His proposal — which has yet to be legally vetted — met support from Aldermen Sammy Slade, Michelle Johnson and Lydia Lavelle.
The eminent domain clause allows governments to take over private property without owner consent. The clause has historically been invoked to take over property for the construction of projects like highways and railroads.
But Coleman argued that per the Kelo decision — a 2005 Supreme Court decision which upheld the use of eminent domain to transfer ownership of private property in the interest of furthering economic development — Carrboro’s transaction might be legal.
Representatives from Aspen Square Management, the property’s managing company, could not be reached for comment.
The proposal surfaced alongside a decision by the Old Well Owners Association, the homeowners association for Collins Crossing, to raise a $5,406 special assessment for each unit.
While the fee only applies to owners of the units, town officials worry the fee will be transferred to the complex’s primarily low-income residents through higher rents.
Alcurt owns more than half of the complex’s units.
Lavelle said she is excited at the prospect of protecting one of the few remaining affordable housing locations in Carrboro.
“We have been placing a lot of time and attention on the different groups that have owned the complex and helping them try to maintain affordability,” she said.
Lavelle said while she thinks taking over the property is a good idea, it still has to be explored legally.
“We aren’t sure what’s permitted,” she said. “But it’s something we are all interested in.”
Carrboro attorneys Michael Brough and Robert Hornik said they haven’t been directly contacted about the idea yet.
“Our involvement has been dealing with the enforcement of building codes (at Collins Crossing),” Brough said.
“I have not seen any such email, nor have I heard any discussion about the town taking over the property yet.”
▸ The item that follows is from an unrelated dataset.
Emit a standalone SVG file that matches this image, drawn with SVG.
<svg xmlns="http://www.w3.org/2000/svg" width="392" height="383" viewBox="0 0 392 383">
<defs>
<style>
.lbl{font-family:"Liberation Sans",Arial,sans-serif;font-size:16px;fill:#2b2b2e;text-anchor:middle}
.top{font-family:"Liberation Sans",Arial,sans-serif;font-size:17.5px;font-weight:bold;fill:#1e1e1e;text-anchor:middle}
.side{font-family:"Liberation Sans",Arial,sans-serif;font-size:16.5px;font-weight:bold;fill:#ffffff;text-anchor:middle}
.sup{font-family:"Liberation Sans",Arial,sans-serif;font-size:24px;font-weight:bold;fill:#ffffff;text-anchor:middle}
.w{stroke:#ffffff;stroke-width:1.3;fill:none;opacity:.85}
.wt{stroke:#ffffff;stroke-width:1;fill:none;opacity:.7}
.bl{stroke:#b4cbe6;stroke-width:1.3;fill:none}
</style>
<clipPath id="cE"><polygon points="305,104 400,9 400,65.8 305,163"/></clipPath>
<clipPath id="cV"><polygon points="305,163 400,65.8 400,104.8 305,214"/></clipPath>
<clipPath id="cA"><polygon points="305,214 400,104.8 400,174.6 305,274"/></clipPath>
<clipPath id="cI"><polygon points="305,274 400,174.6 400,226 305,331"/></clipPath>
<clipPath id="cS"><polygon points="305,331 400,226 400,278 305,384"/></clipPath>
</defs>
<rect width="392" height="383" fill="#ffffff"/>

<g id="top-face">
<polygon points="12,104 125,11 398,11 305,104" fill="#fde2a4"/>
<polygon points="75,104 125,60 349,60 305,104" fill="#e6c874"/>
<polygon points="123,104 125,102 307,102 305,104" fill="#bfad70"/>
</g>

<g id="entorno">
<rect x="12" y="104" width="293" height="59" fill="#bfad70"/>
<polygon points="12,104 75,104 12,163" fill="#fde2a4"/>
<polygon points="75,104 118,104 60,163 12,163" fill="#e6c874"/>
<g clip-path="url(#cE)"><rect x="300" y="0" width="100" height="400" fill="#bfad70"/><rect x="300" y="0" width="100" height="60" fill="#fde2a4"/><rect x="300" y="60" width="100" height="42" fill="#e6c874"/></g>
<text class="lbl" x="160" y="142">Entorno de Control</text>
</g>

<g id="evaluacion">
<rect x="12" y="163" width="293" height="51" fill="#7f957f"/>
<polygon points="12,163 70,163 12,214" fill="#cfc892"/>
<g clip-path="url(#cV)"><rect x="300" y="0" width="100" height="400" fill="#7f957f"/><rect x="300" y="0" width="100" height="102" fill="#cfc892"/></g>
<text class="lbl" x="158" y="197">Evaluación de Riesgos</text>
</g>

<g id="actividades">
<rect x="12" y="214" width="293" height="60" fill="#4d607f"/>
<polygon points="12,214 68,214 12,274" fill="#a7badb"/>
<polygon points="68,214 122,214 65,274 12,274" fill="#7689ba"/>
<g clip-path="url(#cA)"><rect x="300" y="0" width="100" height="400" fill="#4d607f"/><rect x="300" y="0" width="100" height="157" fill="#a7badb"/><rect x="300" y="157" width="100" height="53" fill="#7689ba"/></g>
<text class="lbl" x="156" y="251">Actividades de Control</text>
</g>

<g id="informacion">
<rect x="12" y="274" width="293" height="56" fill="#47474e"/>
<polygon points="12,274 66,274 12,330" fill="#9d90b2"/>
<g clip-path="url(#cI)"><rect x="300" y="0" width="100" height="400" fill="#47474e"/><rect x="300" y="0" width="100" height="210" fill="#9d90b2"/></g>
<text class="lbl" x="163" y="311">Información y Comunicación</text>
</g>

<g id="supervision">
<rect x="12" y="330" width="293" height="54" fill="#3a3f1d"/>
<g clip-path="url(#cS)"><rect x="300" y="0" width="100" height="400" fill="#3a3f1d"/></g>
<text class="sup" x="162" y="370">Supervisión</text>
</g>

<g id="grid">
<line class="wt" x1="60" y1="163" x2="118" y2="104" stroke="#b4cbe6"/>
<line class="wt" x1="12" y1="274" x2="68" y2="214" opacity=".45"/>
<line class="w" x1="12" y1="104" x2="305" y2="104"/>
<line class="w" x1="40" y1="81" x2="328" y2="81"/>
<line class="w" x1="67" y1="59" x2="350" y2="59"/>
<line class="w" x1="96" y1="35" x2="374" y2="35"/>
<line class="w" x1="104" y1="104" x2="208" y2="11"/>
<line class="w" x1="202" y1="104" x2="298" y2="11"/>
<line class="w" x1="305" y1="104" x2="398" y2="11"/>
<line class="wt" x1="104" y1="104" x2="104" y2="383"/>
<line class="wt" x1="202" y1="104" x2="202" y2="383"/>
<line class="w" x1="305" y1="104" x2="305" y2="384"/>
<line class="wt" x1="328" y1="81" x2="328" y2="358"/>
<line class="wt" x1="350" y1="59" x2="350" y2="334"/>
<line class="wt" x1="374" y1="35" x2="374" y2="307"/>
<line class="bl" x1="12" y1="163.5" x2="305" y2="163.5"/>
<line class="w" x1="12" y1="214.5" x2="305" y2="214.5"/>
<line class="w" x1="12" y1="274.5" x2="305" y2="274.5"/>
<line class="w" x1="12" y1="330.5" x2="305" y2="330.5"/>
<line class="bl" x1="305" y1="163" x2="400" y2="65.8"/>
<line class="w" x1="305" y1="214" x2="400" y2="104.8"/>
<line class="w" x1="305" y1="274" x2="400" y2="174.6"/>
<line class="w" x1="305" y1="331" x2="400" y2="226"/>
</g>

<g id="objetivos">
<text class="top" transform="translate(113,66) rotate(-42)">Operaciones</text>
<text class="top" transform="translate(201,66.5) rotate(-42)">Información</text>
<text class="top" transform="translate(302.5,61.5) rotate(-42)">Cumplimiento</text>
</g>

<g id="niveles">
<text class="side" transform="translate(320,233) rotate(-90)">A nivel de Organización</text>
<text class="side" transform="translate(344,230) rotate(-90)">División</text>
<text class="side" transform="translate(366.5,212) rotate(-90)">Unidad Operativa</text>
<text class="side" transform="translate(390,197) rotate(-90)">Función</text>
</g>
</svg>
Carrboro Mayor Mark Chilton said he is interested in looking into the possibility.
“It’s an interesting idea, and I think it’s worth looking into, but I’m not sure it’s all that likely,” Chilton said.
But he said even if the town doesn’t move to take over the property, he believes Alcurt might still see some lawsuits from individual unit owners who are upset about also having to pay the new fee. Alcurt, as a primary owner, has considerable sway in setting homeowner’s association policies.
“It’s hard to expect owner occupants at Collins Crossing to come up with $5,000 when it’s probably the lowest income neighborhood in Carrboro,” he said. “I think the individual owners will seek some legal remedies.”
The town of Carrboro has also said it will pursue litigation against Alcurt if it doesn’t repair the complex’s 24 hazardous stairwells in a timely manner.
Chilton said he was disappointed with the way Alcurt reacted to the town’s mandate to fix the stairwells.
“I certainly agree that improvements are needed and that unit owners should pay for those, but N.C. law requires procedures,” he said. “This would not be a big deal to me if it was clear they had followed those procedures.”
Finding a precedent
Carrboro wouldn’t be the first town to provide local government-owned affordable housing options for residents.
In Aspen, Colo., many of the town’s full-time residents live in affordable housing units provided by the town.
“Affordable housing has been fundamental in keeping this a town that you can relate to,” said Tom McCabe, the executive director for the Aspen-Pitkin Housing Authority.
“Without our affordable housing program there would be very few full-time workers within city limits.”
But McCabe said he thinks Carrboro should not rush into this decision.
“Being dedicated to the process is a critical part,” he said. “They really need to think hard about their long-term objectives.”